You can read more here:
Dan Jervis-Bardy
Greens say Trump tariff chaos should force another look at property tax concessions
Here’s some more detail on the Greens’ proposal:
The Greens tried to force Labor to revisit the tax concessions during bitter negotiations on housing legislation before conceding Anthony Albanese wouldn’t touch them.
Treasury officials did examine options last year to redesign the tax breaks before the government decided against resurrecting some version of the policies former Labor leader Bill Shorten took to the 2016 and 2019 elections.
Albanese and the treasurer, Jim Chalmers, have repeatedly ruled out changes in recent months, arguing that boosting supply – rather than winding back concessions for property investors – was the solution to the housing crisis.
Adam Bandt will put the issue back on the agenda today in a speech before the National Press Club, claiming the global stock market turmoil caused by Trump’s tariffs has made reform even more necessary and urgent. The Greens leader is expected to tellsay:
Renters and first home buyers may get smashed even further in the next few months as wealthy investors spooked by Trump leave stocks and shares and pile into property, pushing house prices into the stratosphere.
Investors with big money behind them could jump into the housing market because of these incentives and lower interest rates, while first homebuyers with their life savings would be priced out of the already overheated market.
Under the Greens’ proposal, negative gearing and the 50% capital gains discount would be grandfathered and restricted to one property to protect “mum and dad investors”.
Good morning
Catie McLeod
Hello. I’ll be with you on the blog this morning, where we will continue our coverage of the federal election campaign.

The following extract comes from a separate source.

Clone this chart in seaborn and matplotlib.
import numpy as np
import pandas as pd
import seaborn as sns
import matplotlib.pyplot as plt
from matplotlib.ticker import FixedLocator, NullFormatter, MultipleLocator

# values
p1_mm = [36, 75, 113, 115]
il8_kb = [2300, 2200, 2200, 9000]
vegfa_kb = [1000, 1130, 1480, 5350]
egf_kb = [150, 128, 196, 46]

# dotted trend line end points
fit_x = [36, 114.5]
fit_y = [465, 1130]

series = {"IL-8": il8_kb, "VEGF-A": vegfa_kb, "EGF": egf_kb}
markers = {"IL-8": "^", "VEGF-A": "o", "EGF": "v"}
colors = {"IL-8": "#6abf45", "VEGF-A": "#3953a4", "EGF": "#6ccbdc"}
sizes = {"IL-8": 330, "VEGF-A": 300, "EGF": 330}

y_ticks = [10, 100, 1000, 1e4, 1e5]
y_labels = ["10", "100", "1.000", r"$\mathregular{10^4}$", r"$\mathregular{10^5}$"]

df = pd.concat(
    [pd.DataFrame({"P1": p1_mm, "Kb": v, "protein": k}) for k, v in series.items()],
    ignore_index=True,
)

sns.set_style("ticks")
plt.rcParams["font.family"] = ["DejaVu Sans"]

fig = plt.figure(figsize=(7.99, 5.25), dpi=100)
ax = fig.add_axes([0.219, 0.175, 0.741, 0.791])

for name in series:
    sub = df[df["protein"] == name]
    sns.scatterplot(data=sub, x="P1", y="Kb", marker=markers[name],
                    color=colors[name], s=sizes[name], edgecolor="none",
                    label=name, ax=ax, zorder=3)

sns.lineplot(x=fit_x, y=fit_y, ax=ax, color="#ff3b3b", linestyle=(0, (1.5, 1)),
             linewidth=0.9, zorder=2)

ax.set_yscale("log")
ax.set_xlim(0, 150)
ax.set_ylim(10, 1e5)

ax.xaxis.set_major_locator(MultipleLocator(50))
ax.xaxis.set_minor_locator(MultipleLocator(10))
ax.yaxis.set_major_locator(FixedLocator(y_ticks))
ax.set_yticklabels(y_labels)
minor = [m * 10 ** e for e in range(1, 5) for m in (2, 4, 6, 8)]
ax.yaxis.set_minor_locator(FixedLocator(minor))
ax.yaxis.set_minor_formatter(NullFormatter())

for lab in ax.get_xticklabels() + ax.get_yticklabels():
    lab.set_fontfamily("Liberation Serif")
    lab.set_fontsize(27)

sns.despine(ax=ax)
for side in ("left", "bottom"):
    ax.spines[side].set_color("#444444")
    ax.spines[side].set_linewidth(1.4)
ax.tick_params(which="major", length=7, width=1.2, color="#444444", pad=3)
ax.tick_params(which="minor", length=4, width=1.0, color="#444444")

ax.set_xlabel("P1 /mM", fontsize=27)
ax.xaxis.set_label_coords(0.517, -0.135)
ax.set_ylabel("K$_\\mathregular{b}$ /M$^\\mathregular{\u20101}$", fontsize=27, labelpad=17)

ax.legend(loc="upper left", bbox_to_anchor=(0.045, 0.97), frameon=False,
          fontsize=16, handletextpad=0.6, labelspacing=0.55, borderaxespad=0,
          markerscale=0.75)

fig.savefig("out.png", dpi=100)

Adam Bandt is set to revive the political fight over negative gearing and capital gains tax as the Greens leader uses Donald Trump’s “global tariff mayhem” to mount a fresh case to wind back the concessions. Bandt will use a speech to the National Press Club to announce the minor party will insist on changes to the tax breaks in a hung parliament.
I’ll bring you more on this shortly.
Neither Anthony Albanese or Peter Dutton made a major misstep in the Sky News forum in western Sydney as the two leaders held their first debate last night. Albanese was voted the winner in a poll of 100 undecided voters; the PM won 44 votes, Dutton won 35 and 21 remained undecided.
The treasurer, Jim Chalmers, and the opposition’s treasury spokesperson, Angus Taylor, will have their own televised debate tonight.